“手術室任務還沒有做,nc居然會死亡”
謝南陽對于這種違背正常規則的現象當頭一棒,獨自身處病房的寧思霏他再想要辨認,眼前卻已經一片漆黑。
空曠的地下廣場上,在那雙手拉住謝南陽的時候,一道道視線透過鋼制電梯門看向他。
電梯井關死,那只蒼老的手迂回向上拽著謝南陽,好似時光倒流,前方出現點點光亮,謝南陽隱隱聽到自己手腕脫臼的聲音,在即將撐不住的下一刻,他和白一舟一個急轉彎,“砰”地摔到了地面上。
但是眼前不是餐廳的地面
他們沒有原路返回餐廳
所有的手都消失了,兩人一鼠被摔在地面上,眼前一米可見度內的陌生地面上滿是洗不掉的血漬,已經成了頑固的血痂,空氣中充滿了腐爛的臭味和腥味,還有肉類被灼燒的香味。
“這是哪里”謝南陽有點懵。
他貼近墻壁,發現他身側的墻壁上也血跡斑斑,血跡下有兒童稚嫩的涂鴉,再往前,是大開的窗戶,迷霧充斥在建筑物內。

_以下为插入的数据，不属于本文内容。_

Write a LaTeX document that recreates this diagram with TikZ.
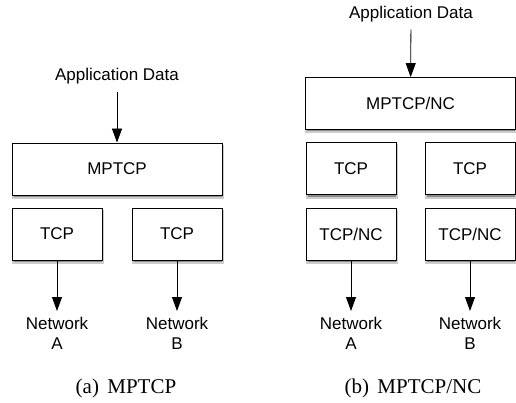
\documentclass[tikz,border=0pt]{standalone}
\usepackage{fontspec}
\setmainfont{Liberation Serif}
\setsansfont{Liberation Sans}
\usetikzlibrary{arrows.meta, positioning}

\begin{document}
\begin{tikzpicture}[x=1pt, y=1pt,
    shadowbox/.style={fill=black!45, draw=black!20, line width=2pt, minimum width=90pt, minimum height=52pt, inner sep=0pt},
    layer/.style={draw=black, line width=0.8pt, fill=white,
      minimum width=90pt, minimum height=52pt, font=\sffamily\fontsize{17}{20}\selectfont},
    txt/.style={font=\sffamily\fontsize{17}{20}\selectfont, inner sep=0pt},
    netLabel/.style={txt, align=center, anchor=north},
    arr/.style={line width=0.8pt, -{Triangle[length=14pt, width=10pt]}},
    caption/.style={font=\fontsize{21}{24}\selectfont, anchor=base}]
  \useasboundingbox (0,0) rectangle (516,402);

  % shadows first, boxes on top
  \node[shadowbox, minimum width=210pt] (shL) at (117.8,230) {};
  \foreach \x/\y in {57.8/165, 177.8/165, 351.8/230.5, 470.8/230.5, 351.8/165, 470.8/165}
    \node[shadowbox] at (\x,\y) {};
  \node[shadowbox, minimum width=210pt] (shR) at (411.3,295.5) {};

  % (a) MPTCP
  \node[txt, anchor=base] (appL) at (117,321) {Application Data};
  \node[layer, minimum width=210pt] (mpL) at (117,233) {MPTCP};
  \node[layer] (tcpLA) at (57,168) {TCP};
  \node[layer] (tcpLB) at (177,168) {TCP};
  \node[netLabel] (netLA) at (57,85) {Network\\A};
  \node[netLabel] (netLB) at (177,85) {Network\\B};
  \draw[arr, shorten <=7pt] (appL) -- (mpL);
  \draw[arr, shorten >=6pt] (tcpLA) -- (netLA);
  \draw[arr, shorten >=6pt] (tcpLB) -- (netLB);
  \node[caption] (capA) at (126,9) {(a)\hspace{0.4em}MPTCP};

  % (b) MPTCP/NC
  \node[txt, anchor=base] (appR) at (411,383) {Application Data};
  \node[layer, minimum width=210pt] (mpR) at (410.5,298.5) {MPTCP/NC};
  \node[layer] (tcpRA) at (351,233.5) {TCP};
  \node[layer] (tcpRB) at (470,233.5) {TCP};
  \node[layer] (ncRA) at (351,168) {TCP/NC};
  \node[layer] (ncRB) at (470,168) {TCP/NC};
  \node[netLabel] (netRA) at (351,85) {Network\\A};
  \node[netLabel] (netRB) at (470,85) {Network\\B};
  \draw[arr, shorten <=7pt] (appR) -- (mpR);
  \draw[arr, shorten >=6pt] (ncRA) -- (netRA);
  \draw[arr, shorten >=6pt] (ncRB) -- (netRB);
  \node[caption] (capB) at (413,9) {(b)\hspace{0.4em}MPTCP/NC};
\end{tikzpicture}
\end{document}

他從窗口探頭出去,看到窗戶旁的墻壁上用金色字體雕著一個字“家”。
職工家屬樓
謝南陽迅速反應過來。
他們居然無意中進入了老張地圖中畫著“”號的家屬樓,他的心一下子提起來。
鮮活的生命吸引了窗外一道黑影,觸手以迅雷不及掩耳之勢襲上謝南陽的脖頸,他的新身體比較弱雞,直到對方即將打到他,他才被反應過來的白一舟迅速一拽,矮身躲在窗戶下。
觸手在窗戶外戛然而止,不死心獵物的消失,又似乎對于家屬樓有所顧忌,在窗口磨蹭了好一會兒。

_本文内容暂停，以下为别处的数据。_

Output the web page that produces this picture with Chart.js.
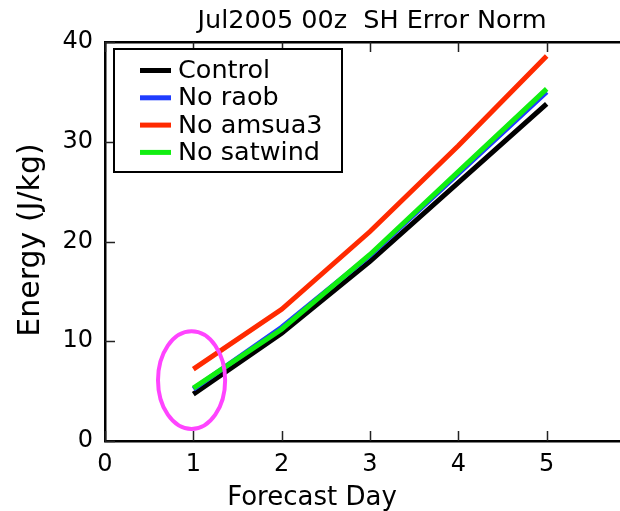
<!DOCTYPE html>
<html>
<head>
<meta charset="utf-8">
<script src="https://cdn.jsdelivr.net/npm/chart.js@4"></script>
<style>
  html, body { margin: 0; padding: 0; background: #fff; overflow: hidden; width: 620px; height: 511px; }
  #c { display: block; }
</style>
</head>
<body>
<canvas id="c" width="640" height="511"></canvas>
<script>
// Forecast energy error norm, SH, July 2005 00z cycle
const forecastDays = [1, 2, 3, 4, 5];
const controlErr   = [4.7, 10.8, 18.0, 25.9, 33.8];
const noRaobErr    = [5.2, 11.4, 18.6, 26.8, 35.0];
const noAmsua3Err  = [7.2, 13.2, 21.0, 29.6, 38.6];
const noSatwindErr = [5.3, 11.2, 18.7, 27.0, 35.3];
const seriesNames  = ['Control', 'No raob', 'No amsua3', 'No satwind'];
const xTicks = [0, 1, 2, 3, 4, 5];
const yTicks = [0, 10, 20, 30, 40];

// highlighted region around day 1 (data units)
const mark = { x: 0.98, y: 6.1, rx: 0.38, ry: 4.9 };

const FONT = "'DejaVu Sans', sans-serif";
const pts = vals => forecastDays.map((d, i) => ({ x: d, y: vals[i] }));

const colors = ['#000000', '#1f3cff', '#ff2a00', '#11ee11'];
const series = [controlErr, noRaobErr, noAmsua3Err, noSatwindErr];

const datasets = series.map((vals, i) => ({
  label: seriesNames[i],
  data: pts(vals),
  borderColor: colors[i],
  backgroundColor: colors[i],
  borderWidth: 5,
  pointRadius: 0,
  tension: 0,
  order: series.length - i   // later series drawn on top
}));

const frame = {
  id: 'frame',
  afterDatasetsDraw(chart) {
    const { ctx, chartArea: a, scales: { x, y } } = chart;
    ctx.save();
    // inward tick marks
    ctx.strokeStyle = '#222';
    ctx.lineWidth = 1.5;
    ctx.beginPath();
    xTicks.forEach(v => {
      const px = Math.round(x.getPixelForValue(v)) + 0.5;
      ctx.moveTo(px, a.bottom); ctx.lineTo(px, a.bottom - 10);
      ctx.moveTo(px, a.top); ctx.lineTo(px, a.top + 10);
    });
    yTicks.forEach(v => {
      const py = Math.round(y.getPixelForValue(v)) + 0.5;
      ctx.moveTo(a.left, py); ctx.lineTo(a.left + 10, py);
      ctx.moveTo(a.right, py); ctx.lineTo(a.right - 10, py);
    });
    ctx.stroke();

    // ellipse marker
    const cx = x.getPixelForValue(mark.x), cy = y.getPixelForValue(mark.y);
    const rx = Math.abs(x.getPixelForValue(mark.x + mark.rx) - cx);
    const ry = Math.abs(y.getPixelForValue(mark.y + mark.ry) - cy);
    ctx.strokeStyle = '#ff44ff';
    ctx.lineWidth = 4;
    ctx.beginPath();
    ctx.ellipse(cx, cy, rx, ry, 0, 0, Math.PI * 2);
    ctx.stroke();

    // legend
    const lx = 114, ly = 49, lw = 228, lh = 123;
    ctx.fillStyle = '#fff';
    ctx.fillRect(lx, ly, lw, lh);
    ctx.strokeStyle = '#000';
    ctx.lineWidth = 2;
    ctx.strokeRect(lx, ly, lw, lh);
    ctx.font = `25.5px ${FONT}`;
    ctx.textBaseline = 'middle';
    ctx.textAlign = 'left';
    chart.data.datasets.forEach((ds, i) => {
      const ry0 = 70.5 + i * 27.3;
      ctx.strokeStyle = ds.borderColor;
      ctx.lineWidth = 5;
      ctx.beginPath();
      ctx.moveTo(140, ry0); ctx.lineTo(171, ry0);
      ctx.stroke();
      ctx.fillStyle = '#000';
      ctx.fillText(ds.label, 178, ry0 + 1);
    });

    // titles
    ctx.fillStyle = '#000';
    ctx.textAlign = 'center';
    ctx.textBaseline = 'alphabetic';
    ctx.font = `25.5px ${FONT}`;
    ctx.fillText('Jul2005 00z  SH Error Norm', (a.left + a.right) / 2 + 2, 28);
    ctx.font = `26px ${FONT}`;
    ctx.fillText('Forecast Day', 312, 505);
    ctx.save();
    ctx.translate(39, 240);
    ctx.rotate(-Math.PI / 2);
    ctx.font = `30px ${FONT}`;
    ctx.fillText('Energy (J/kg)', 0, 0);
    ctx.restore();
    ctx.restore();
  }
};

new Chart(document.getElementById('c'), {
  type: 'line',
  data: { datasets },
  options: {
    responsive: false,
    animation: false,
    devicePixelRatio: 1,
    layout: { padding: { left: 0, right: 5, top: 42, bottom: 0 } },
    plugins: { legend: { display: false }, tooltip: { enabled: false }, title: { display: false } },
    scales: {
      x: {
        type: 'linear', min: 0, max: 6,
        afterFit: s => { s.height = 70; },
        afterBuildTicks: s => { s.ticks = xTicks.map(v => ({ value: v })); },
        grid: { display: true, drawOnChartArea: false, drawTicks: false },
        border: { display: true, color: '#000', width: 2.5 },
        ticks: { color: '#000', font: { family: FONT, size: 24 }, padding: 9, maxRotation: 0 }
      },
      xTop: {
        type: 'linear', position: 'top', min: 0, max: 6,
        afterFit: s => { s.height = 0; },
        grid: { display: true, drawOnChartArea: false, drawTicks: false },
        border: { display: true, color: '#000', width: 2.5 },
        ticks: { display: false }
      },
      y: {
        type: 'linear', min: 0, max: 40,
        afterFit: s => { s.width = 105; },
        afterBuildTicks: s => { s.ticks = yTicks.map(v => ({ value: v })); },
        grid: { display: true, drawOnChartArea: false, drawTicks: false },
        border: { display: true, color: '#000', width: 2.5 },
        ticks: { color: '#000', font: { family: FONT, size: 24 }, padding: 12 }
      }
    }
  },
  plugins: [frame]
});
</script>
</body>
</html>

兩人心驚膽戰,余光看到窗戶外此刻不下十條觸手,而且那觸手比之前的腕足怪更為猙獰,兩人懷抱粗的直徑,吸盤上有透明的液體滴落,腐蝕性的液體滴在窗臺上,將大理石窗臺腐蝕出一個個小坑。
在觸手出現的一剎那,白一舟的污染值直線飆升,之前被凈化石凈化到30的污染值,不過幾秒就升到了60。
十分危險不能招惹
謝南陽和白一舟靠在墻壁上,小心向旁邊移動。
即將離開窗戶范圍內的時候,一道腳步聲從另一側走來,越來越近,兩人心頭一緊。
前有虎狼盤踞,后有毒蛇窺伺,兩面夾擊,死地也。
白一舟默默掏出無限子彈的加特林機木倉,謝南陽手中的治療術捏緊,隨時準備為他補充子彈消耗的血量。
心跳隨著腳步聲七上八下,腎上腺素分泌,精神力高度集中,白一舟的手指扣在扳機上,木倉口對準前方,隨時準備射擊。